In this problem, you are explicitly told to ignore air resistance. (Even if you weren’t, air resistance on objects intended to be projectiles which are moving at low speeds is typically quite small.) Therefore, the only significant cause of the ball’s acceleration is gravity. For all objects near the Earth’s surface, the downward acceleration due to gravity, g, has a value of 9.8 m/s^{2}. (If you have already studied forces, you can see this quickly with a free body diagram.)
All that matters for describing motion is that you explicitly state where your reference point is. In this case, the problem gave heights relative to the ground, and so that is where I chose my reference point. If you picked the starting point (your hand) to be y = 0, then the ground would be at y = -1.2 m and y_{2} would be 2.1 m. You will get the same answers in either case.
This is just for convenience in showing all three points on the diagram. Point 3 really is directly below point 1.

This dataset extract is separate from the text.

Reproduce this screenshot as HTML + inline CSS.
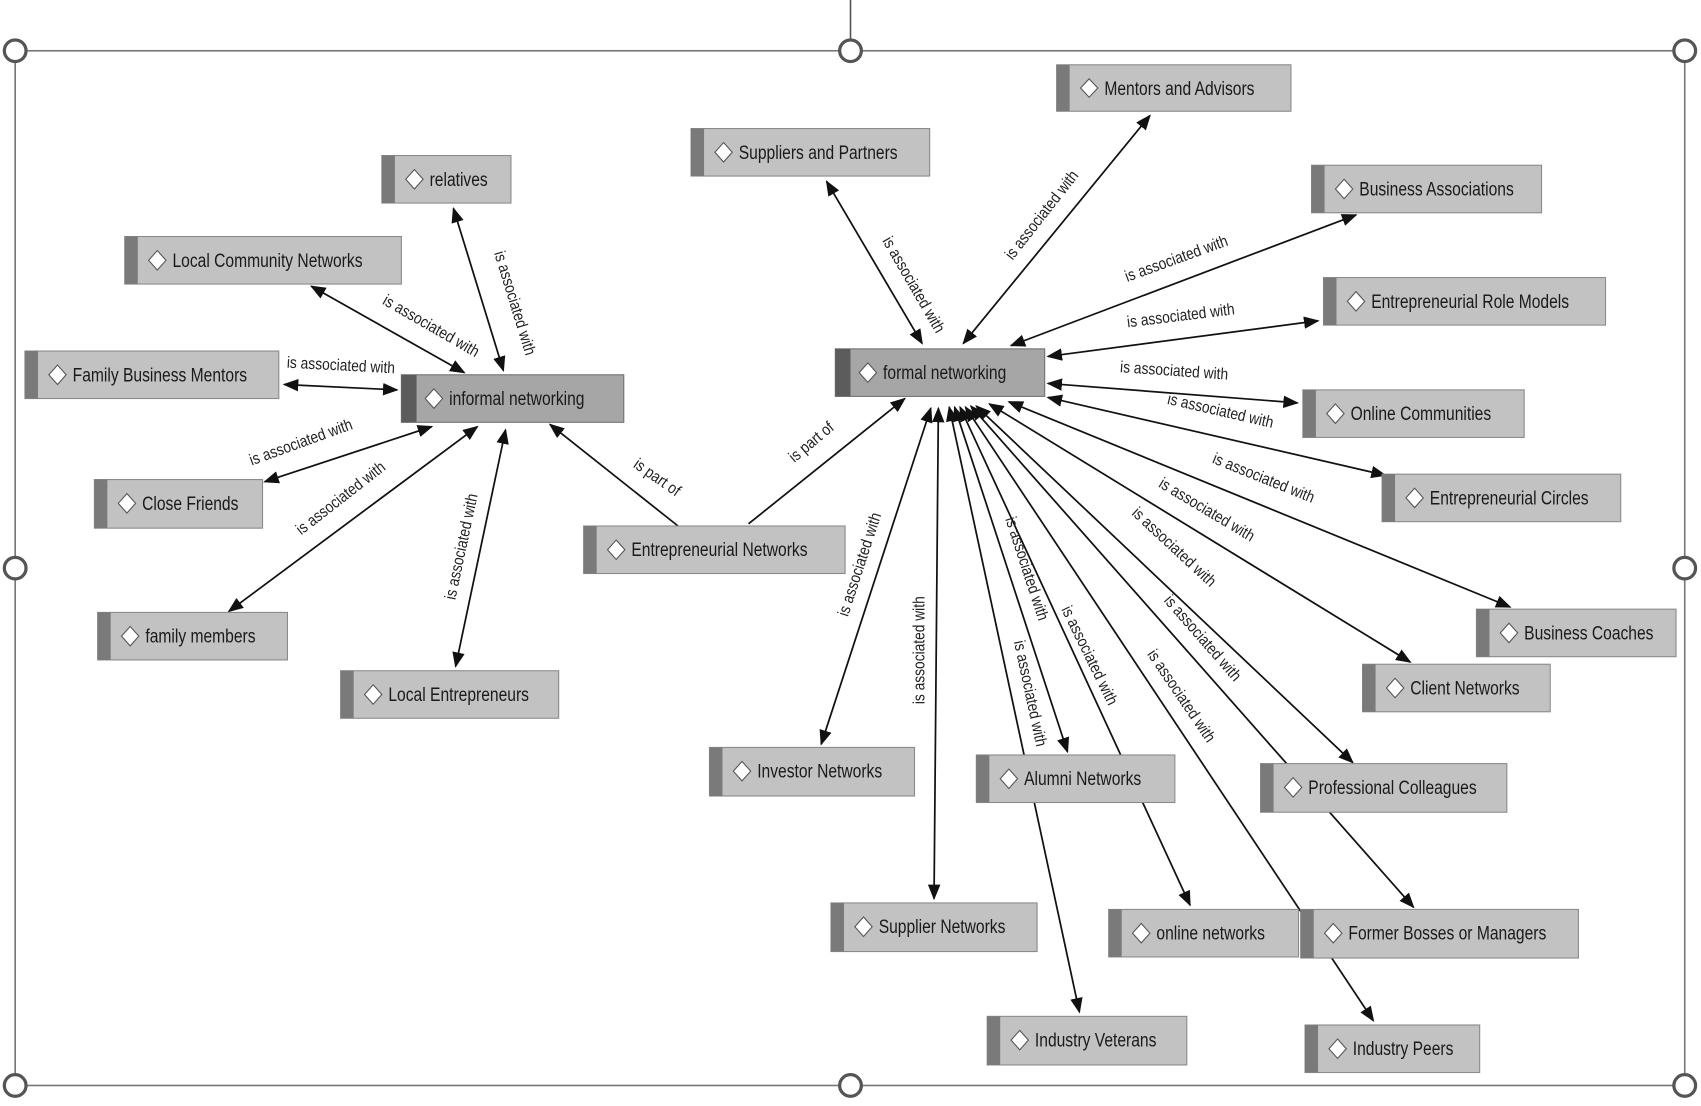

The kinematic equations relate position and velocity at any two points in the motion. Because many problems provide or ask about information at more than two points, I identify each point with its own subscript to keep them straight. I can then pick any two points to be y_{0} and y when I use the equations. The t in the kinematic equations refers to the time interval between the two points in the equation, with y_{0} occurring at the earlier time. I use Δt rather than t to be explicit that this is a time interval (t – t_{0}) and not a point in time.
v_{2}^{2} = v_{1}^{2} + 2a(y_{2} – y_{1})
0 = v_{1}2 + 2(-9.8 m/s^{2})(3.3 m – 1.2 m)
v_{1} = 6.4 m/s
In this problem, you were first asked to find how fast you needed to throw the ball. In other words, you were asked to find the initial velocity of the ball. Because all equations include initial velocity, you could not use that as a criterion to select the best formula. However, you know that the ball reaches a maximum height (v_{y} = 0 at the top of the motion) of 3.3 m, so the best relation to select is the one that relates position and velocity. The speed of 6.4 m/s is about 14 mph, so is a reasonable answer.
y_{3} = y_{1} + v_{1}Δt + ½ a(Δt)^{2}
0 = 1.2 m + (6.4 m/s) Δt + ½ (-9.8 m/s^{2})( Δt)^{2}
Δt = -0.16 s or +1.5 s
Δt = 1.5 s
In part b), you were asked to find how long (time) it took the ball to reach the ground (position) and so the position-time equation was used between the initial and final locations. Because the position-time equation includes a ( Δt)^{2} term, it will always give two answers for time. The solution that makes physical sense is the positive time, or 1.5 s after the ball leaves your hand.